LONDON - Six men have been arrested by police investigating alleged fixing in English football matches, amid claims Thursday of attempts to defraud Asian betting websites.
At least three footballers and an agent are among the six arrested, said The Daily Telegraph newspaper, which said an undercover investigation by its reporters had triggered the police swoop.
The report said match-fixers from Asia were targeting lower-league English games.
The new National Crime Agency (NCA), Britain's answer to the FBI, said they were probing a suspected international gambling ring.
"Six men have been arrested across the country as part of an NCA investigation into alleged football match fixing," said a spokesman.

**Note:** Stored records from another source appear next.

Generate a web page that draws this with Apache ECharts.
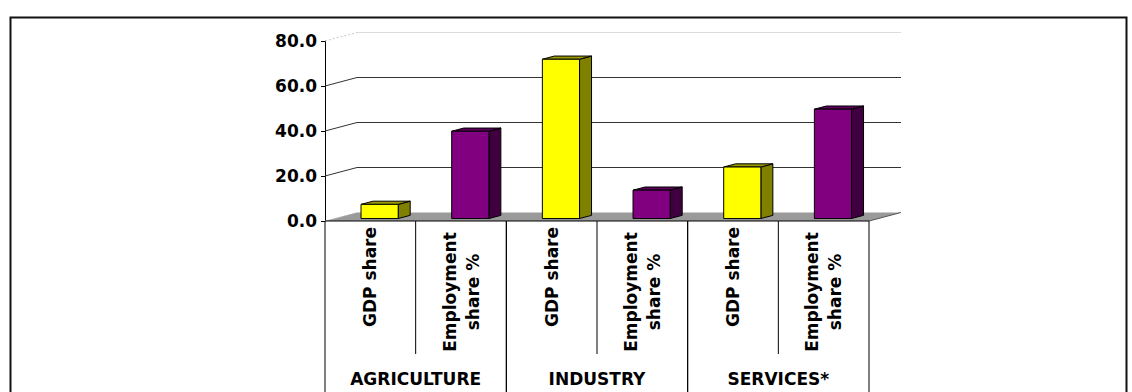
<!DOCTYPE html>
<html>
<head>
<meta charset="utf-8">
<script src="https://cdn.jsdelivr.net/npm/echarts@6/dist/echarts.min.js"></script>
<style>
  html, body { margin: 0; padding: 0; background: #fff; }
  #chart { width: 1132px; height: 392px; }
</style>
</head>
<body>
<div id="chart"></div>
<script>
// Sector shares of GDP and of employment (%)
const categories = ['GDP share', 'Employment\nshare %', 'GDP share', 'Employment\nshare %', 'GDP share', 'Employment\nshare %'];
const groups = ['AGRICULTURE', 'INDUSTRY', 'SERVICES*'];
const gdpShare = [6.3, 70.8, 22.9];
const employmentShare = [38.8, 12.6, 48.6];
const yTicks = [0, 20, 40, 60, 80];

// Pseudo-3D projection: offset of the back wall relative to the front plane
const DEPTH_X = 32;
const DEPTH_Y = -8.5;
const BAR_WIDTH_RATIO = 0.41;   // bar width as a fraction of the category band
const BAR_FRONT = 0.29;         // bar front face position along the depth
const BAR_DEPTH = 0.375;        // bar thickness along the depth
const FONT = '"DejaVu Sans", Verdana, sans-serif';

const gdpData = gdpShare.map((v, i) => [2 * i, v]);
const empData = employmentShare.map((v, i) => [2 * i + 1, v]);

function barRenderer(colors) {
  return function (params, api) {
    const c = api.value(0);
    const v = api.value(1);
    const band = api.size([1, 0])[0];
    const w = band * BAR_WIDTH_RATIO;
    const base = api.coord([c, 0]);
    const tip = api.coord([c, v]);
    const ox = DEPTH_X * BAR_FRONT, oy = DEPTH_Y * BAR_FRONT;
    const dx = DEPTH_X * BAR_DEPTH, dy = DEPTH_Y * BAR_DEPTH;
    const x0 = base[0] - w / 2 + ox;
    const x1 = x0 + w;
    const yb = base[1] + oy;
    const yt = tip[1] + oy;
    const line = { stroke: '#000', lineWidth: 1, lineJoin: 'round' };
    return {
      type: 'group',
      children: [
        { type: 'polygon', shape: { points: [[x1, yb], [x1, yt], [x1 + dx, yt + dy], [x1 + dx, yb + dy]] },
          style: Object.assign({ fill: colors.side }, line) },
        { type: 'polygon', shape: { points: [[x0, yt], [x1, yt], [x1 + dx, yt + dy], [x0 + dx, yt + dy]] },
          style: Object.assign({ fill: colors.top }, line) },
        { type: 'rect', shape: { x: x0, y: yt, width: w, height: yb - yt },
          style: Object.assign({ fill: colors.front }, line) }
      ]
    };
  };
}

// Back wall gridlines, their links to the value axis, and the floor
function renderWall(params, api) {
  const v = api.value(1);
  const cs = params.coordSys;
  const left = cs.x, right = cs.x + cs.width;
  const y = api.coord([0, v])[1];
  const top = yTicks[yTicks.length - 1];
  const children = [];
  if (v === 0) {
    children.push({ type: 'polygon',
      shape: { points: [[left, y], [right, y], [right + DEPTH_X, y + DEPTH_Y], [left + DEPTH_X, y + DEPTH_Y]] },
      style: { fill: '#9a9a9a' } });
    children.push({ type: 'line', shape: { x1: left, y1: y, x2: left + DEPTH_X, y2: y + DEPTH_Y },
      style: { stroke: '#c8c8c8', lineWidth: 1, lineDash: [2, 2] } });
    children.push({ type: 'line', shape: { x1: right, y1: y, x2: right + DEPTH_X, y2: y + DEPTH_Y },
      style: { stroke: '#555', lineWidth: 1 } });
  } else if (v === top) {
    children.push({ type: 'line', shape: { x1: left, y1: y, x2: left + DEPTH_X, y2: y + DEPTH_Y },
      style: { stroke: '#c8c8c8', lineWidth: 1, lineDash: [2, 2] } });
    children.push({ type: 'line', shape: { x1: left + DEPTH_X, y1: y + DEPTH_Y, x2: right + DEPTH_X, y2: y + DEPTH_Y },
      style: { stroke: '#dcdcdc', lineWidth: 1 } });
  } else {
    children.push({ type: 'polyline',
      shape: { points: [[left, y], [left + DEPTH_X, y + DEPTH_Y], [right + DEPTH_X, y + DEPTH_Y]] },
      style: { stroke: '#333', lineWidth: 1, fill: null } });
  }
  return { type: 'group', children: children };
}

// Category table under the floor: rotated labels and separators
function renderCategoryCells(params, api) {
  const i = api.value(0);
  const cs = params.coordSys;
  const baseY = cs.y + cs.height;
  const band = api.size([1, 0])[0];
  const cx = api.coord([i, 0])[0];
  const label = categories[i];
  const twoLines = label.indexOf('\n') >= 0;
  const children = [{
    type: 'text',
    x: cx,
    y: baseY + (twoLines ? 71 : 56),
    rotation: Math.PI / 2,
    style: { text: label, fill: '#000', font: 'bold 17px ' + FONT,
             align: 'center', verticalAlign: 'middle', lineHeight: 23 }
  }];
  if (i % 2 === 0) {
    children.push({ type: 'line',
      shape: { x1: cx + band / 2, y1: baseY, x2: cx + band / 2, y2: baseY + 133 },
      style: { stroke: '#000', lineWidth: 1 } });
  }
  // front edge of the floor
  children.push({ type: 'line',
    shape: { x1: cx - band / 2, y1: baseY, x2: cx + band / 2, y2: baseY },
    style: { stroke: '#000', lineWidth: 1 } });
  return { type: 'group', children: children };
}

function renderGroupCells(params, api) {
  const first = api.value(0);
  const cs = params.coordSys;
  const baseY = cs.y + cs.height;
  const band = api.size([1, 0])[0];
  const a = api.coord([first, 0])[0];
  const b = api.coord([first + 1, 0])[0];
  const left = a - band / 2, right = b + band / 2;
  const bottom = api.getHeight();
  return {
    type: 'group',
    children: [
      { type: 'line', shape: { x1: left, y1: baseY, x2: left, y2: bottom }, style: { stroke: '#000', lineWidth: 1 } },
      { type: 'line', shape: { x1: right, y1: baseY, x2: right, y2: bottom }, style: { stroke: '#000', lineWidth: 1 } },
      { type: 'text', x: (a + b) / 2, y: baseY + 158,
        style: { text: groups[params.dataIndex], fill: '#000', font: 'bold 17px ' + FONT,
                 align: 'center', verticalAlign: 'middle' } }
    ]
  };
}

const chart = echarts.init(document.getElementById('chart'), null, { renderer: 'svg' });
chart.setOption({
  animation: false,
  backgroundColor: '#fff',
  graphic: [{
    type: 'rect', left: 8, top: 15,
    shape: { width: 1116, height: 420 },
    style: { fill: null, stroke: '#111', lineWidth: 2 },
    silent: true
  }],
  grid: { left: 325, top: 41, width: 544, height: 180 },
  xAxis: {
    type: 'category',
    data: categories,
    show: false
  },
  yAxis: {
    type: 'value',
    min: 0, max: 80, interval: 20,
    axisLine: { show: true, lineStyle: { color: '#000', width: 1 } },
    axisTick: { show: true, length: 4, lineStyle: { color: '#000' } },
    splitLine: { show: false },
    axisLabel: {
      margin: 8, color: '#000', fontSize: 17, fontWeight: 'bold', fontFamily: FONT,
      formatter: v => v.toFixed(1)
    }
  },
  series: [
    { type: 'custom', name: 'wall', z: 1, clip: false, silent: true,
      data: yTicks.map(v => [0, v]), renderItem: renderWall },
    { type: 'custom', name: 'table', z: 1, clip: false, silent: true,
      data: categories.map((c, i) => [i, 0]), renderItem: renderCategoryCells },
    { type: 'custom', name: 'groups', z: 1, clip: false, silent: true,
      data: groups.map((g, i) => [2 * i, 0]), renderItem: renderGroupCells },
    { type: 'custom', name: 'GDP share', z: 3, clip: false,
      data: gdpData, renderItem: barRenderer({ front: '#ffff00', side: '#808000', top: '#9a9a00' }) },
    { type: 'custom', name: 'Employment share %', z: 3, clip: false,
      data: empData, renderItem: barRenderer({ front: '#800080', side: '#400040', top: '#5c005c' }) }
  ]
});
</script>
</body>
</html>
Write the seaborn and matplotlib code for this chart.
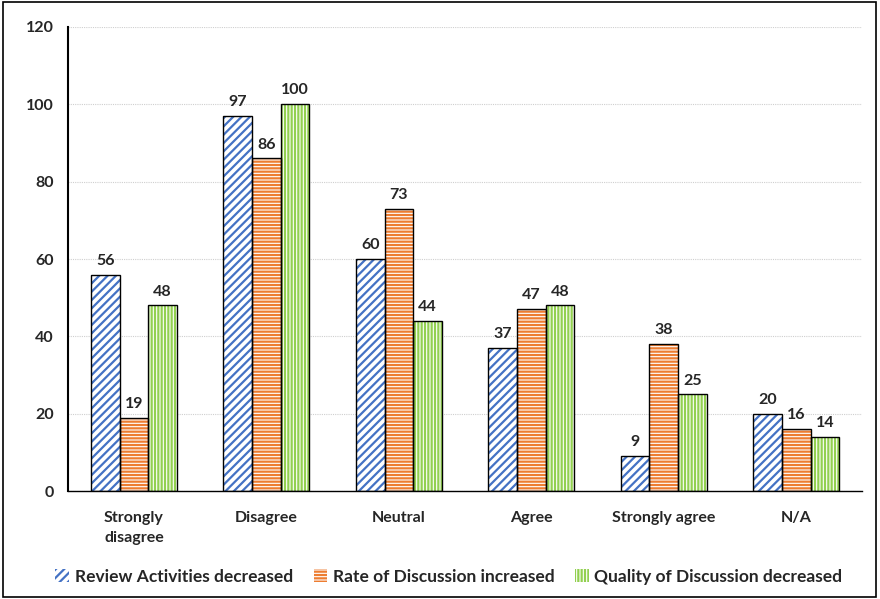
import matplotlib
matplotlib.use("Agg")
import matplotlib.pyplot as plt
from matplotlib.patches import Rectangle, Patch
import pandas as pd
import seaborn as sns

categories = ["Strongly\ndisagree", "Disagree", "Neutral", "Agree", "Strongly agree", "N/A"]
series = ["Review Activities decreased", "Rate of Discussion increased", "Quality of Discussion decreased"]
review_activities = [56, 97, 60, 37, 9, 20]
rate_discussion = [19, 86, 73, 47, 38, 16]
quality_discussion = [48, 100, 44, 48, 25, 14]

colors = ["#4472C4", "#ED7D31", "#92D050"]
hatches = ["////", "-----", "|||||"]

df = pd.DataFrame({
    "category": categories * 3,
    "series": [s for s in series for _ in categories],
    "value": review_activities + rate_discussion + quality_discussion,
})

sns.set_style("white")
plt.rcParams["font.family"] = ["Lato", "DejaVu Sans"]
plt.rcParams["font.weight"] = "bold"
plt.rcParams["hatch.linewidth"] = 1.6

fig = plt.figure(figsize=(8.8, 5.99), dpi=100)
ax = fig.add_axes([0.077, 0.18, 0.903, 0.775])

sns.barplot(data=df, x="category", y="value", hue="series", order=categories,
            hue_order=series, palette=colors, width=0.65, gap=0, legend=False, ax=ax)

# colored hatch on white, then a black outline on top
for i, container in enumerate(ax.containers):
    for bar in container:
        bar.set_facecolor("white")
        bar.set_edgecolor(colors[i])
        bar.set_hatch(hatches[i])
        bar.set_linewidth(0)
        ax.add_patch(Rectangle((bar.get_x(), bar.get_y()), bar.get_width(), bar.get_height(),
                               fill=False, edgecolor="black", linewidth=1.0, zorder=3))
    ax.bar_label(container, padding=5, fontsize=11.5, fontweight="bold")

ax.set_ylim(0, 120)
ax.set_yticks(range(0, 121, 20))
ax.yaxis.grid(True, color="#cfcfcf", linestyle=(0, (1, 1)), linewidth=0.8)
ax.set_axisbelow(True)
ax.set_xlabel("")
ax.set_ylabel("")
for side in ["top", "right"]:
    ax.spines[side].set_visible(False)
ax.spines["left"].set_color("black")
ax.spines["left"].set_linewidth(1.5)
ax.spines["bottom"].set_color("black")
ax.spines["bottom"].set_linewidth(1.0)
ax.tick_params(axis="y", labelsize=11.5, length=0, pad=10)
ax.tick_params(axis="x", labelsize=11.5, length=0, pad=14)
for lbl in ax.get_xticklabels() + ax.get_yticklabels():
    lbl.set_fontweight("bold")
    lbl.set_linespacing(1.6)

handles = [Patch(facecolor="white", edgecolor=colors[i], hatch=hatches[i], linewidth=0) for i in range(3)]
leg = fig.legend(handles, series, loc="center", bbox_to_anchor=(0.51, 0.037), ncol=3,
                 frameon=False, fontsize=12.5, handlelength=0.8, handleheight=0.8,
                 handletextpad=0.3, columnspacing=1.2)
for t in leg.get_texts():
    t.set_fontweight("bold")

fig.patches.append(Rectangle((0.003, 0.003), 0.992, 0.994, transform=fig.transFigure,
                             fill=False, edgecolor="black", linewidth=1.2))

fig.savefig("out.png", dpi=100)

"The focus of the operation is a suspected international illegal betting syndicate.
"This is an active investigation and we are unable to provide further detail at this time."
The men were being held at a police station in central England on suspicion of bribery and fraud offences, the Telegraph said.
A Singaporean "fixer" was recorded telling undercover reporters that the results of English games could be decided for $102,332 ($81,000, 60,000 euros) and correctly predicted the outcome of three games played by one team.
The team and arrested players cannot be named for legal reasons, but the agent was named by the Telegraph as former Bolton Wanderers striker Delroy Facey.
No teams in England's lucrative Premier League are believed to be involved in the probe.
The fixer explained that gamblers could use the insider information to place bets with Asian companies.
A spokesman for the Football Association, the sport's governing body in England, said: "The FA has been made aware of a number of arrests in relation to an NCA investigation.
"We have worked closely with the authorities in relation to these allegations. The FA will make no further comment at this time due to ongoing investigations."
The Football League, which runs the three professional divisions below the Premier League, said they had not been contacted by the police.
"We understand from media reports that there is an ongoing police investigation into alleged match-fixing in domestic football," chief executive Shaun Harvey said in a statement.
"To date, we have had no contact from the police regarding this matter.
"The threat of corruption is something that the Football League and the other football authorities treat with the utmost seriousness.
"The integrity of our matches and our competitions is the bedrock of the domestic game."
In February, Europe-wide police agency Europol said it had found evidence of match-fixing in top international football matches and it had uncovered an organised crime syndicate based in Asia that was behind the operation.
The biggest case of fixing in sport in Britain in recent years involved three Pakistan cricketers and a British agent who were jailed in 2011 for spot-fixing during a Test match against hosts England.
The men were involved in pre-arranging no-balls for shadowy South Asian betting rings.